Whether he’s writing for his solo career or for his group collaborations helps to define the sound of the song.

“There are personalities in a group,” he says, “and you work within the parameters of what you do best. It’s different doing a solo record than doing a band record. I’m glad to be back with the band because everyone is able to contribute so much. It’s teamwork, where solo records bring a lot of solitude.”

As the Wallflowers emerge from the studio, don’t expect their sound to be packaged or tidy. According to Dylan, live performance is completely unrelated to the kind of music that comes out of the studio.

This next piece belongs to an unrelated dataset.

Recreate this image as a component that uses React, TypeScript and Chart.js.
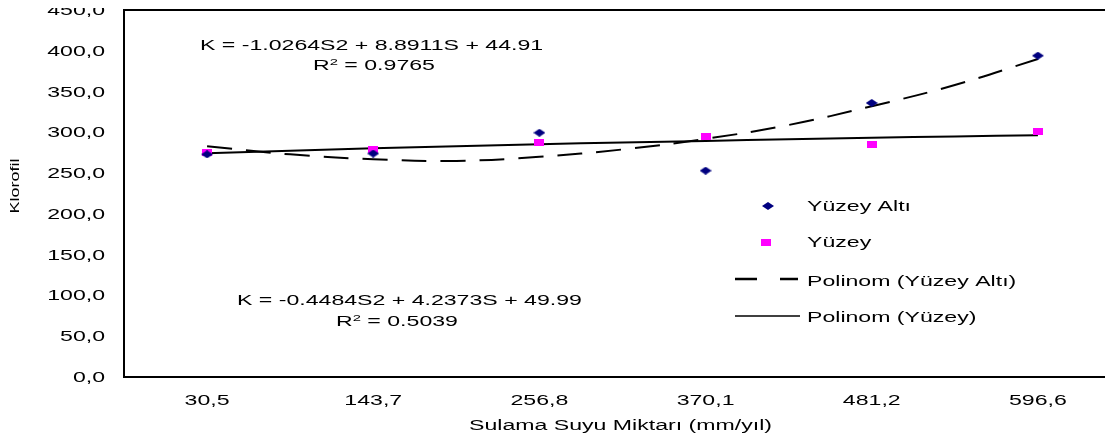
import React, { useEffect, useRef } from 'react';
import { Chart, registerables } from 'chart.js';

Chart.register(...registerables);

const categories = ['30,5', '143,7', '256,8', '370,1', '481,2', '596,6'];
const categoryPositions = [1, 2, 3, 4, 5, 6];
const yuzeyAlti = [273, 274, 299.5, 253, 336, 394];
const yuzey = [275.5, 279, 288, 294.5, 284.5, 300.5];
const trendPositions = [1, 1.5, 2, 2.5, 3, 3.5, 4, 4.5, 5, 5.5, 6];
const trendYuzeyAlti = [283, 273, 267, 265, 270, 279, 292, 309, 332, 358, 390];
const trendYuzey = [274.5, 277.5, 280.5, 283, 285.5, 287.5, 289.5, 291.5, 293.5, 295, 296.5];
const yTickValues = [0, 50, 100, 150, 200, 250, 300, 350, 400, 450];
const seriesLabels = ['Yüzey Altı', 'Yüzey', 'Polinom (Yüzey Altı)', 'Polinom (Yüzey)'];
const xTitle = 'Sulama Suyu Miktarı (mm/yıl)';
const yTitle = 'Klorofil';
const eqAlti = 'K = -1.0264S2 + 8.8911S + 44.91';
const r2Alti = ['R', '2', ' = 0.9765'];
const eqYuzey = 'K = -0.4484S2 + 4.2373S + 49.99';
const r2Yuzey = ['R', '2', ' = 0.5039'];

const FONT = '"Liberation Sans", Arial, sans-serif';
const SX = 1.65;
const NAVY = '#000080';
const MAGENTA = '#FF00FF';

function makeDiamond(): HTMLCanvasElement {
  const c = document.createElement('canvas');
  c.width = 12; c.height = 8;
  const g = c.getContext('2d')!;
  g.fillStyle = NAVY;
  g.beginPath();
  g.moveTo(6, 0); g.lineTo(12, 4); g.lineTo(6, 8); g.lineTo(0, 4); g.closePath();
  g.fill();
  return c;
}
function makeSquare(): HTMLCanvasElement {
  const c = document.createElement('canvas');
  c.width = 10; c.height = 7;
  const g = c.getContext('2d')!;
  g.fillStyle = MAGENTA;
  g.fillRect(0, 0, 10, 7);
  return c;
}

function sText(ctx: CanvasRenderingContext2D, text: string, x: number, y: number, align: CanvasTextAlign, size = 14, sx = SX) {
  ctx.save();
  ctx.font = `${size}px ${FONT}`;
  ctx.textAlign = align;
  ctx.textBaseline = 'alphabetic';
  ctx.fillStyle = '#000';
  ctx.translate(x, y);
  ctx.scale(sx, 1);
  ctx.fillText(text, 0, 0);
  ctx.restore();
}
function textW(ctx: CanvasRenderingContext2D, text: string, size: number) {
  ctx.save();
  ctx.font = `${size}px ${FONT}`;
  const w = ctx.measureText(text).width * SX;
  ctx.restore();
  return w;
}
function r2Text(ctx: CanvasRenderingContext2D, parts: string[], x: number, y: number) {
  sText(ctx, parts[0], x, y, 'left', 14);
  const w0 = textW(ctx, parts[0], 14);
  sText(ctx, parts[1], x + w0, y - 5, 'left', 9);
  const w1 = textW(ctx, parts[1], 9);
  sText(ctx, parts[2], x + w0 + w1, y, 'left', 14);
}

export default function App() {
  const ref = useRef<HTMLCanvasElement>(null);
  useEffect(() => {
    const diamond = makeDiamond();
    const square = makeSquare();
    const overlay = {
      id: 'overlay',
      afterDraw(chart: any) {
        const ctx: CanvasRenderingContext2D = chart.ctx;
        const area = chart.chartArea;
        const xs = chart.scales.x;
        const ys = chart.scales.y;
        ctx.save();
        // top border
        ctx.strokeStyle = '#000';
        ctx.lineWidth = 2;
        ctx.beginPath();
        ctx.moveTo(area.left - 1, area.top);
        ctx.lineTo(area.right, area.top);
        ctx.stroke();
        // y tick labels
        yTickValues.forEach((v) => {
          const y = ys.getPixelForValue(v);
          sText(ctx, v.toFixed(1).replace('.', ','), 97, y + 5, 'right');
        });
        // x tick labels
        categories.forEach((c, i) => {
          const x = xs.getPixelForValue(categoryPositions[i]);
          sText(ctx, c, x, 404.5, 'center');
        });
        // axis titles
        sText(ctx, xTitle, (area.left + area.right) / 2 - 2, 430, 'center');
        ctx.save();
        ctx.translate(11, 186);
        ctx.rotate(-Math.PI / 2);
        sText(ctx, yTitle, 0, 0, 'center', 12, 1.5);
        ctx.restore();
        // equations
        sText(ctx, eqAlti, 192, 49.5, 'left');
        r2Text(ctx, r2Alti, 305, 69.5);
        sText(ctx, eqYuzey, 229, 305, 'left');
        r2Text(ctx, r2Yuzey, 328, 326);
        // legend
        ctx.drawImage(diamond, 760 - 6, 206 - 4);
        ctx.drawImage(square, 758 - 5, 242 - 3.5);
        ctx.strokeStyle = '#000';
        ctx.lineWidth = 2.5;
        ctx.beginPath();
        ctx.moveTo(727, 279); ctx.lineTo(749, 279);
        ctx.moveTo(772, 279); ctx.lineTo(790, 279);
        ctx.stroke();
        ctx.lineWidth = 1.5;
        ctx.beginPath();
        ctx.moveTo(727, 316); ctx.lineTo(792, 316);
        ctx.stroke();
        sText(ctx, seriesLabels[0], 799, 210.5, 'left');
        sText(ctx, seriesLabels[1], 799, 247, 'left');
        sText(ctx, seriesLabels[2], 799, 285.5, 'left');
        sText(ctx, seriesLabels[3], 799, 321.5, 'left');
        ctx.restore();
      },
    };
    const chart = new Chart(ref.current!, {
      type: 'scatter',
      data: {
        datasets: [
          {
            label: seriesLabels[0],
            data: categoryPositions.map((x, i) => ({ x, y: yuzeyAlti[i] })),
            pointStyle: diamond as any,
            showLine: false,
            order: 0,
          },
          {
            label: seriesLabels[1],
            data: categoryPositions.map((x, i) => ({ x, y: yuzey[i] })),
            pointStyle: square as any,
            showLine: false,
            order: 0,
          },
          {
            label: seriesLabels[2],
            data: trendPositions.map((x, i) => ({ x, y: trendYuzeyAlti[i] })),
            showLine: true,
            borderColor: '#000',
            borderWidth: 2,
            borderDash: [25, 14],
            pointRadius: 0,
            tension: 0.4,
            fill: false,
            order: 1,
          },
          {
            label: seriesLabels[3],
            data: trendPositions.map((x, i) => ({ x, y: trendYuzey[i] })),
            showLine: true,
            borderColor: '#000',
            borderWidth: 2,
            pointRadius: 0,
            tension: 0.4,
            fill: false,
            order: 1,
          },
        ],
      },
      options: {
        animation: false,
        responsive: true,
        maintainAspectRatio: false,
        layout: { autoPadding: false, padding: { top: 10, left: 0, right: 0, bottom: 0 } },
        plugins: { legend: { display: false }, tooltip: { enabled: false } },
        scales: {
          x: {
            type: 'linear',
            min: 0.5,
            max: 6.5,
            grid: { display: false, drawTicks: false },
            border: { display: true, color: '#000', width: 2 },
            ticks: { display: false },
            afterFit: (s: any) => { s.height = 62; },
          },
          y: {
            min: 0,
            max: 450,
            grid: { display: false, drawTicks: false },
            border: { display: true, color: '#000', width: 2 },
            ticks: { display: false, stepSize: 50 },
            afterFit: (s: any) => { s.width = 116; },
          },
        },
      },
      plugins: [overlay],
    });
    return () => chart.destroy();
  }, []);
  return (
    <div style={{ width: 1105, height: 439, marginTop: -8, overflow: 'hidden' }}>
      <div style={{ width: 1113, height: 439, position: 'relative' }}>
        <canvas ref={ref} />
      </div>
    </div>
  );
}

“Going to the studio is what gives you the material to go out to do what musicians are really meant to do. Live shows are where you live and breathe. That’s why, with the availability of music today, live shows are not in trouble. You can’t reproduce a show. And in this business, it’s not about producing records. It’s about playing shows.”

At his concerts, Dylan has seen the spectrum of fans, from those sitting quietly, intently listening to the lyrics, to those up and dancing their faces off.

“Any which way they come is good for me,” he says. “There isn’t a fan that’s more important than the other.”

Their upcoming performance at Westhampton Beach Performing Arts Center (whbpac.org) is towards the beginning of the Wallflowers’ first tour in years, and they’ll be playing brand new songs off their upcoming album (which will be released in the fall).

“The band is feeling stronger than it ever has,” says Dylan, “and we’re anxious. It’s been a while since we’ve had a new record and we’re excited to get out there and start playing… I’m grateful we can come back together and do this thing only we can do.”